Author's Note: Atomic Law

For those with a curiosity as to why this automatically constitutes three or four crimes rather than one, at least in legal terms, the answer is that the Imperial legal system, unlike ours, works very hard to make its charges atomic. That is to say, each individual part of the criminal act gives rise to one, and only one, charge which can then be conveniently assembled into a proper reflection of the totality, without punishing anything twice or not at all. Apart from avoiding the obvious abusability of overlapping systems – such as our habit of stacking on multiple overlapping charges to ramp up the total sentence and encourage plea bargaining – to do otherwise would be almost painfully inelegant and irrational.

(And when you position as a law provider depends on your ability to convince people of your law-providing arete, that is not an appearance you wish to give. Well, not to eldrae, anyway. Humans seem to have more tolerance for that sort of thing.)

So those three crimes mentioned down there, would be the rape, the battery which enabled you to carry it out (assuming, in this case, the use of violence), and the proximal assault which the battery almost certainly implied. Of course, in other cases, instead of that proximal-assault-and-battery, you might instead see charges of pharmaceutical-mediated battery, if coercive aphrodisiacs or incapacitors were involved, or coercion (in the duress sense), or even fraud, for that matter, because in Imperial praxis, lying your way into someone’s bed is every bit as much rape as any of the others, and they’ll execute you for that, too.
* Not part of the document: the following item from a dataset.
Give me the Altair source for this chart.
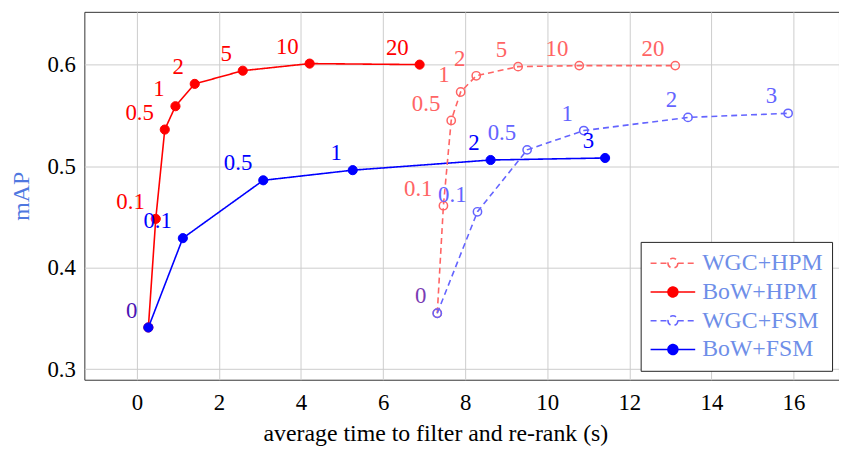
import altair as alt
import pandas as pd

# ---------------- data ----------------
series_order = ["WGC+HPM", "BoW+HPM", "WGC+FSM", "BoW+FSM"]

bow_hpm_x = [0.28, 0.46, 0.68, 0.94, 1.41, 2.58, 4.21, 6.89]
bow_hpm_y = [0.341, 0.448, 0.536, 0.559, 0.581, 0.594, 0.601, 0.600]
bow_hpm_lab = ["0", "0.1", "0.5", "1", "2", "5", "10", "20"]

bow_fsm_x = [0.28, 1.12, 3.08, 5.26, 8.62, 11.41]
bow_fsm_y = [0.341, 0.429, 0.486, 0.496, 0.506, 0.508]
bow_fsm_lab = ["0", "0.1", "0.5", "1", "2", "3"]

wgc_hpm_x = [7.32, 7.47, 7.66, 7.89, 8.27, 9.29, 10.78, 13.12]
wgc_hpm_y = [0.355, 0.461, 0.545, 0.573, 0.589, 0.598, 0.599, 0.599]
wgc_hpm_lab = ["0", "0.1", "0.5", "1", "2", "5", "10", "20"]

wgc_fsm_x = [7.32, 8.30, 9.51, 10.89, 13.43, 15.87]
wgc_fsm_y = [0.355, 0.455, 0.516, 0.535, 0.548, 0.552]
wgc_fsm_lab = ["0", "0.1", "0.5", "1", "2", "3"]

x_ticks = [0, 2, 4, 6, 8, 10, 12, 14, 16]
y_ticks = [0.3, 0.4, 0.5, 0.6]

# ---------------- styles ----------------
FONT = "Liberation Serif"
series_colors = ["#ff6464", "#ff0000", "#6464ff", "#0000ff"]
series_fill = ["transparent", "#ff0000", "transparent", "#0000ff"]
series_dash = [[6, 4], [1, 0], [6, 4], [1, 0]]
label_color = {"WGC+HPM": "#ff6464", "BoW+HPM": "#ff0000",
               "WGC+FSM": "#6464ff", "BoW+FSM": "#0000ff"}
zero_color = {"BoW+FSM": "#4b14b4", "WGC+FSM": "#7a3cb4"}

rows = []
for name, xs, ys, labs in [
    ("BoW+HPM", bow_hpm_x, bow_hpm_y, bow_hpm_lab),
    ("BoW+FSM", bow_fsm_x, bow_fsm_y, bow_fsm_lab),
    ("WGC+HPM", wgc_hpm_x, wgc_hpm_y, wgc_hpm_lab),
    ("WGC+FSM", wgc_fsm_x, wgc_fsm_y, wgc_fsm_lab),
]:
    for i, (x, y, l) in enumerate(zip(xs, ys, labs)):
        if l == "0":
            show = name in zero_color
            lc = zero_color.get(name, label_color[name])
        else:
            show = True
            lc = label_color[name]
        rows.append({"series": name, "i": i, "x": x, "y": y, "lab": l,
                     "show": show, "lc": lc, "kind": name[:3]})
df = pd.DataFrame(rows)

# legend glyph: a horizontal line with a circle on it (drawn twice as wide as its box)
legend_path = ("M-2,0L-0.44,0M0.44,0L2,0"
               "M0.44,0A0.44,0.44 0 1 1 -0.44,0A0.44,0.44 0 1 1 0.44,0Z")

xs = alt.X("x:Q", scale=alt.Scale(domain=[-1.28, 17.11], nice=False, zero=False),
           axis=alt.Axis(values=x_ticks, title="average time to filter and re-rank (s)",
                         grid=True, ticks=False, domain=False, labelPadding=12,
                         titlePadding=7, titleX=354, labelFlush=False))
ys = alt.Y("y:Q", scale=alt.Scale(domain=[0.2895, 0.652], nice=False, zero=False),
           axis=alt.Axis(values=y_ticks, format=".1f", title="mAP", grid=True,
                         ticks=False, domain=False, labelPadding=9, titlePadding=14,
                         titleColor="#4f78e0", labelFlush=False))

legend = alt.Legend(title=None, orient="none", legendX=561, legendY=232,
                    symbolType=legend_path, symbolSize=506, symbolStrokeWidth=1.6,
                    symbolOffset=11,
                    labelFont=FONT, labelFontSize=24, labelColor="#6e8ee8",
                    labelOffset=17, rowPadding=4, padding=9,
                    strokeColor="#222222", fillColor="white")

color = alt.Color("series:N", scale=alt.Scale(domain=series_order, range=series_colors),
                  legend=legend)
dash = alt.StrokeDash("series:N", scale=alt.Scale(domain=series_order, range=series_dash),
                      legend=legend)
fill = alt.Fill("series:N", scale=alt.Scale(domain=series_order, range=series_fill),
                legend=legend)

base = alt.Chart(df)

lines = base.mark_line(strokeWidth=1.6).encode(
    x=xs, y=ys, color=color, strokeDash=dash, detail="series:N",
    order=alt.Order("i:Q"))

pts_bow = base.transform_filter(alt.datum.kind == "BoW").mark_point(
    size=85, strokeWidth=1, opacity=1, shape="circle").encode(
    x=xs, y=ys, color=color, fill=fill)

pts_wgc = base.transform_filter(alt.datum.kind == "WGC").mark_point(
    size=70, strokeWidth=1.5, opacity=1, shape="circle").encode(
    x=xs, y=ys, color=color, fill=fill)

labels = base.transform_filter(alt.datum.show).mark_text(
    font=FONT, fontSize=23, align="right", baseline="alphabetic", dx=-11, dy=-10).encode(
    x=xs, y=ys, text="lab:N", color=alt.Color("lc:N", scale=None, legend=None))

chart = alt.layer(lines, pts_wgc, pts_bow, labels).properties(
    width=761, height=371,
    autosize=alt.AutoSizeParams(type="none"),
    padding={"left": 77, "top": 2, "right": 0, "bottom": 70},
).configure_view(stroke="#333333", strokeWidth=1).configure_axis(
    labelFont=FONT, titleFont=FONT, labelFontSize=23, titleFontSize=24,
    labelColor="black", titleColor="black", titleFontWeight="normal",
    gridColor="#cccccc", gridWidth=1
).configure_axisY(titleColor="#4f78e0")

chart.save("out.html", embed_options={"renderer": "svg", "actions": False})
Of course, if we’re being purely pragmatic about it, the fine details of the charging system doesn’t matter all that much where this particular class of crime is concerned. (In the ancient days, it might have made the difference between “we’ll offer you a mercy-draught of hemlock and a fast pyre” and “we’ll smoulder you to death over the course of a couple of weeks just to emphasize how VERY VERY MUCH we disapprove of this sort of thing”, but everyone’s much more civilized now and realizes that this sort of thing is impolite, uncivilized, redundant, and no additional deterrent.)

But justice has to be seen to be done, and it has to be seen to be done right – which is to say, in accordance with mélith, the principle that each shall receive exactly as they merit. And so, one must necessarily determine that – even if the debt they accrue happens to, and is known to, substantially exceed their life.